How reliable is mitochondrial DNA for recovering the phylogeny of Chironomidae (Culicomorpha: Diptera)?

Abstract

We examine mitochondrial DNA as a source of data to estimate phylogenetic relationships within the Chironomidae (Diptera). Previous studies have shown that mitogenomes often produce ambiguous phylogenetic topologies that are inconsistent with both morphological and multi-locus molecular data. In this study, we sequenced 18 new mitogenomes representing 5 subfamilies, including the first available sequence for Protanypodinae. These were combined with 65 previously annotated chironomids mitogenomes, 8 additional individuals assembled from SRA data, and 8 outgroup taxa.
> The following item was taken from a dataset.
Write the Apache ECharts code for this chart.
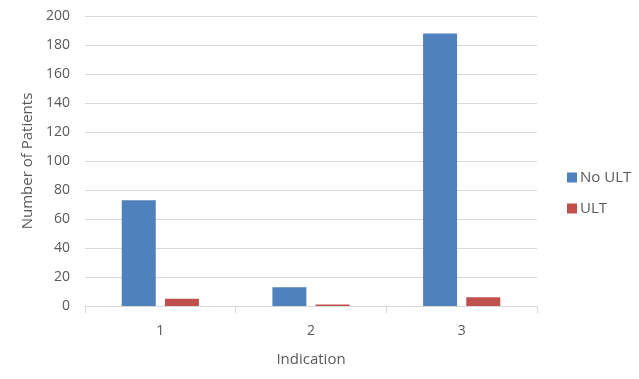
<!DOCTYPE html>
<html><head><meta charset="utf-8">
<script src="https://cdn.jsdelivr.net/npm/echarts@6/dist/echarts.min.js"></script>
<style>html,body{margin:0;padding:0;background:#fff}#c{width:639px;height:379px}</style>
</head><body><div id="c"></div>
<script>
const categories = ['1', '2', '3'];
const noUlt = [73, 13, 188];
const ult = [5, 1, 6];
const seriesNames = ['No ULT', 'ULT'];
const yTicks = { min: 0, max: 200, interval: 20 };

const font = 'Open Sans';
const textColor = '#595959';
const chart = echarts.init(document.getElementById('c'), null, { renderer: 'canvas' });
chart.setOption({
  animation: false,
  textStyle: { fontFamily: font },
  grid: { left: 85, right: 102, top: 16, bottom: 73 },
  legend: {
    orient: 'vertical', left: 562, top: 165,
    itemWidth: 10, itemHeight: 10, itemGap: 16,
    icon: 'rect',
    textStyle: { fontFamily: font, fontSize: 15, color: textColor, padding: [0, 0, 0, -2] },
    data: seriesNames
  },
  xAxis: {
    type: 'category', data: categories,
    name: 'Indication', nameLocation: 'middle', nameGap: 46,
    nameTextStyle: { fontFamily: font, fontSize: 15, color: textColor },
    axisLine: { lineStyle: { color: '#d9d9d9', width: 1 } },
    axisTick: { show: true, length: 7, lineStyle: { color: '#d9d9d9' } },
    axisLabel: { fontFamily: font, fontSize: 14, color: textColor, margin: 18 }
  },
  yAxis: {
    type: 'value', min: yTicks.min, max: yTicks.max, interval: yTicks.interval,
    name: 'Number of Patients', nameLocation: 'middle', nameGap: 48,
    nameTextStyle: { fontFamily: font, fontSize: 15, color: textColor },
    axisLine: { show: false }, axisTick: { show: false },
    axisLabel: { fontFamily: font, fontSize: 14, color: textColor, margin: 15 },
    splitLine: { lineStyle: { color: '#d9d9d9', width: 1 } }
  },
  series: [
    { name: seriesNames[0], type: 'bar', data: noUlt, barWidth: 34, barGap: '27%', itemStyle: { color: '#4f81bd' } },
    { name: seriesNames[1], type: 'bar', data: ult, barWidth: 34, itemStyle: { color: '#c0504d' } }
  ]
});
</script></body></html>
Phylogenetic reconstructions were performed using complete protein-coding genes (PCGs), the first and second codon positions of PCGs (PCG 12), with and without ribosomal genes (12S rDNA and 16S rDNA), and amino acid sequences (AA). Both Bayesian Inference and Maximum Likelihood approaches were implemented. Three alternative outgroup compositions were tested: (i) chironomids only, with restricted rooting on Podonominae; (ii) Ceratopogonidae and Culicidae; and (iii) a diverse selection of Culicomorpha. We found that the AA, PCG12, and PCG 12 + rDNA datasets, when coupled with the third outgroup combination, provide the strongest phylogenetic signal, with the highest effective sample size and log-likelihood scores. In most cases, the resulting tree topologieswere congruent between mitochondrial and multi-locus data. However, some consistent differences in topologies were observed, leading to differences in divergence time estimates. Our phylogenetic study indicates paraphyly of Orthocladiinae due to the positions of Brillia Kieffer and Abiskomyia Edwards, suggesting that a comprehensive integrative revision of this subfamily is required. We conclude that the reliability of the mitochondrial phylogenetic signal improves with the increased taxon sampling.